L’intervention américaine a donc semé la partition, le désordre, la guerre, et l’extrémisme. Il n’est pas inutile de rappeler qu’outre la recherche d’armes de destruction massive, les trois autres prétextes à l’attaque de 2003 étaient : 1. La violence du régime vis à vis des Kurdes. 2. Le rétablissement de la démocratie. 3. La lutte contre le terrorisme islamique, Saddam étant accusé d’entretenir des liens avec Al Qaïda. Quand on analyse les résultats obtenus, on doit conclure soit à l’échec complet de la stratégie des USA et à l’incompétence totale de leurs dirigeants, soit à l’existence de buts cachés derrière des prétextes de propagande. Ils pourraient être la partition de fait de l’Irak, le chaos entre factions musulmanes au Proche Orient et l’éviction de celui-ci des vieilles chrétientés. Un indice propre à confirmer cette hypothèse est la grande indolence avec laquelle les USA ont d’abord laissé croître et mûrir l’exaspération des sunnites de l’Irak central (Tikrit, Falloujah), ensuite permis la propagande qui a mené à l’Etat Islamique en Irak et au Levant. Les services américains, si prompts à inventer des armes de destruction massive et des réseaux Al Qaïda dans l’Irak de Saddam, n’ont pas pu ne pas voir s’installer et croître l’Etat Islamique dans le guêpier qu’ils avaient eux-mêmes produit.

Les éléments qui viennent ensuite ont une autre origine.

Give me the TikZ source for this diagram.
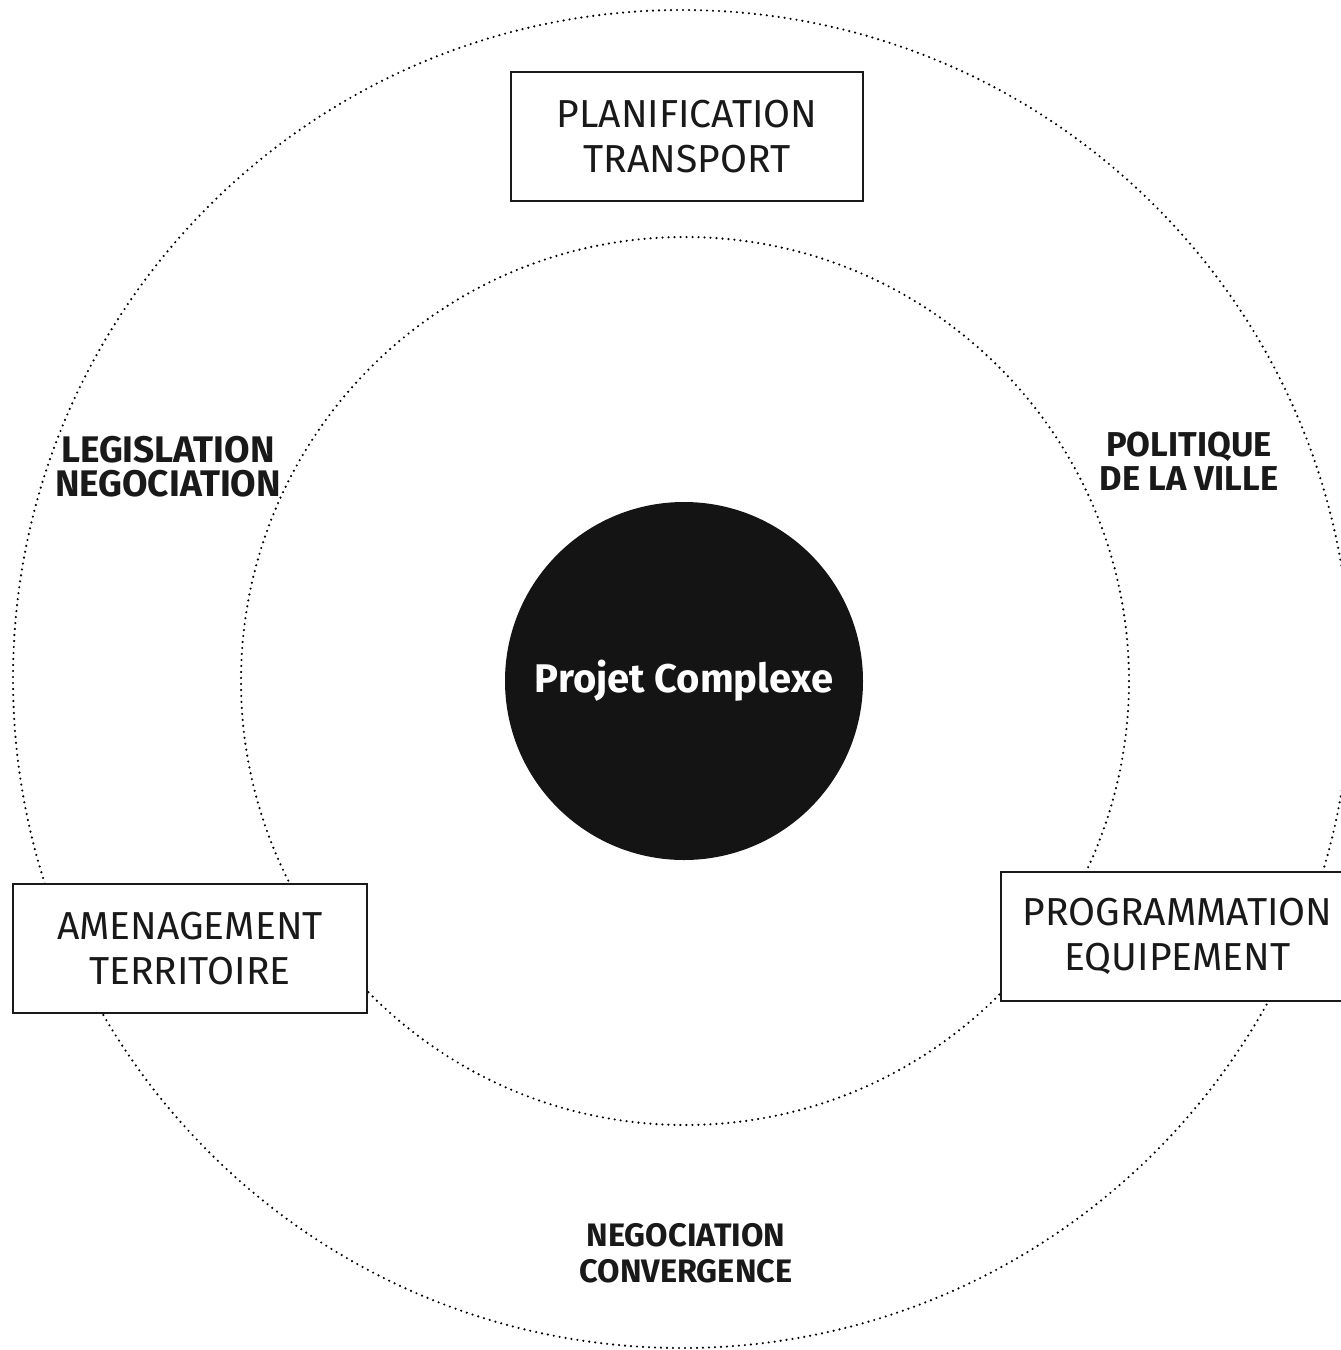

Chaos entre les USA et la mouvance islamique
Un esprit épris de raison simple jurerait que le chaos règne aussi dans la politique des alliances passées entre les USA et les diverses puissances musulmanes et/ou les différentes versions de l’islam. On vient de le voir dans la volteface vis-à-vis des chi’ites et des sunnites en Irak et en Iran, mais ce n’est qu’une partie restreinte du problème. Depuis les années cinquante, l’Amérique a passé alliance avec l’Arabie Saoudite, menée par une monarchie wahhabite, c’est-à-dire du plus strict fondamentalisme sunnite, et le Pakistan lui aussi marqué par un autre fondamentalisme, le tabligh, proche des frères musulmans (le tabligh et les frères musulmans ayant d’ailleurs été protégés, financés et instrumentalisés à l’origine par les services anglais contre les militaires indépendantistes laïques, dans le sous-continent indien et en Egypte). Cette alliance présentait une particularité : tant le tabligh pakistanais que l’Arabie saoudite wahhabite finançaient et/ou appuyaient des mouvements extrémistes terroristes. Par exemple les Talibans, que les services des USA utilisèrent contre l’Union soviétique en Afghanistan, ou ce qui allait devenir Al Qaïda. On a vu au bout du compte les contradictions auxquelles cette politique a donné lieu. Et l’on a vu aussi le revirement de la stratégie américaine qu’illustrent aujourd’hui les bombardements de l’Etat Islamique en Irak et au Levant, qui est sunnite, par l’Iran chi’ite.
Il semble que désormais la diplomatie américaine procède au coup par coup : en Egypte elle soutient pour l’instant l’armée et ses cadres maçons contre la révolution islamique des frères musulmans sunnites, mais au Liban et à Gaza, soucieuse des revendications israélienne, elle n’a pas opéré un renversement d’alliances aussi net qu’en Irak avec le hezbollah chi’ite pro-iranien, trop opposé aux intérêts hébreux. Pour l’instant. D’autant que le double objectif de cet imbroglio est atteint : la carte du pétrole est maîtrisée, et le Proche Orient est divisé en tant d’entités ingérables qu’il devient très facile de le diriger par le chaos, en même temps que les horreurs de l’Etat Islamique constituent une pédagogie efficace en vue de justifier une grande coalition du bien formée par tous les modérés au service provisoire des USA, dans la perspective de la construction progressive d’une gouvernance mondiale. « Ordo » ab chao.